College professors are all very unique. Some more caring than others but nevertheless very wise and intellectual human beings. More recently, in my second year of college, I noticed a common trend when it came to teaching styles in the classroom and it was a sad reality. Students show up at a preselected time along with the professor, the professor goes to the podium, punches in a user name along with a password, brings up a file and begins teaching. The professor then stands behind the podium for the next hour with all the power. It seems that this very routine is followed in some way or another by most professors. They jump straight into the lecture, without a “hello” or a “how is it going today.” It does not have to be done this way though but its “weird” if things are not done in this way. For the longest time students are taught that school is a place to go to five days a week to learn. While in school, students are forced into classrooms, locked behind doors listening to someone who has all the knowledge. Students become soldiers posted to an assigned seat, forced to stay in the same room for eight hours a day. The teacher teaches, and students learn, sadly not much changes when students go on to a new grade level. College is the same. Just like a soldier, professors as Michel Foucault points out have

“become something that can be made; out of a formless clay, an inapt body, the machine required can be constructed”

Professor are not at fault but it seems that society has shaped the way that learning is accepted and it took me a while to notice this pattern. It wasn’t until I walked into a Sustainability Studies class where I was encouraged to talk and engage with the professor. To be honest, it felt weird, this teaching style was not what I was used to. This class made me realize how terrible my learning experience had been and the fact that I had bared with it for so long made me furious. Although I understand that I am in college and that I should put time aside to get to know my professors, when one has professors who lecture for an hour straight and allow for no questions or comments, it can be a hassle.

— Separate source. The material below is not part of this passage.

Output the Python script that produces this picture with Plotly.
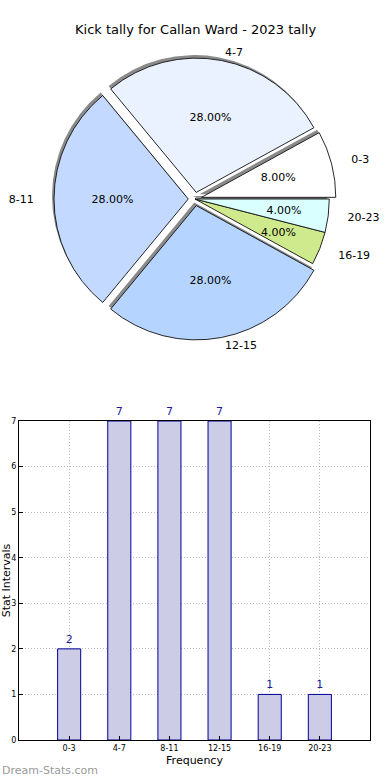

Even when students speak up or express their comments students often receive a very monotone and unwillingly answer. As I look around, the bodies in the room are not really there. They are all carelessly sitting in a chair waiting for a clicker question to appear since it seems to be that attendance can only be measured this way. Professors should instead value, experiences, comments, so that in this way students are more engaged with lecture. The sad truth is that guidelines are always in place specifically at a university with ten week sessions, its been constructed that the right thing to do is place the body where it needs to be placed. In a conversation between Bell Hooks and an interviewer in “Building a Teaching Community,” Bell Hooks points out that “pleasure in the classroom is feared. If there is laugher, a reciprocal exchange may be taking place” and that is seen as a result that students are not learning. In reality though, it shows that students are engaged and actively participating hence learning is taking place.

Teaching styles at many Universities today are a sad reality. Schools are constantly bragging about their great achievements, small classroom settings, and diversity around campus. What is not brought up is the the way that students are taught. With only ten weeks for professors to teach it seems that student have accepted the only teaching style offered.